Following the screening, André Trigueiro, a journalist and postdoctoral scholar in environmental management at PUC, led a conversation on the environment and sustainability in favelas. Trigueiro emphasized the ties between sustainability and other issues like public health, security, cost of living, and sanitation. “You can’t talk about sustainability without also talking about quality of life,” he told the audience.

Recalling an encounter with a community leader in Rocinha, located in Rio’s South Zone, who lined his roof with reflective milk cartons to cool his home, Trigueiro praised simple, locally-sourced sustainability projects. Using collected rainwater to “clean windows, water their gardens, and clean Ubers and taxis,” said Trigueiro, is another easy way to conserve resources. “The environment starts with people,” said Trigueiro, and favela residents should know that they deserve clean streets, higher quality of life, and green spaces.

Trigueiro suggested that environmental education could prove key to improving trash collection and environmental action in favelas and posited that children may be able to teach their parents “not to throw trash onto the street.” He also encouraged residents to approach littering neighbors and chide them for their irresponsible environmental behavior.

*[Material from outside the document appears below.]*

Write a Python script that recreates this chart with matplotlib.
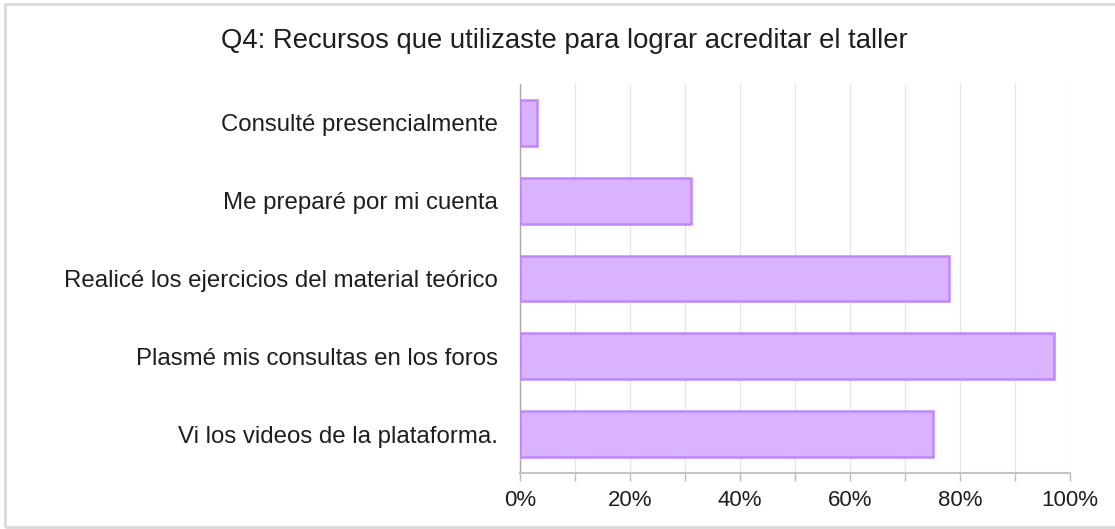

However, some favela residents in attendance disagreed with this method and worried that parents would not be receptive to their children reprimanding them, or that residents would be risking their personal security by approaching unknown people on the street to tell them to pick up their waste. Trigueiro and the participants ultimately concluded that changes to environmental consciousness in favelas must be systemic in nature and that other social and political issues in favelas like Complexo do Alemão, such as public security, must also be treated as environmental problems.

Voz Ecoa will ultimately be shown to schoolchildren and used as an educational tool by community advocacy organizations in favelas across the city. The documentary will be screened at the Museum of Tomorrow and in other favelas in Rio, Belo Horizonte, and São Paulo.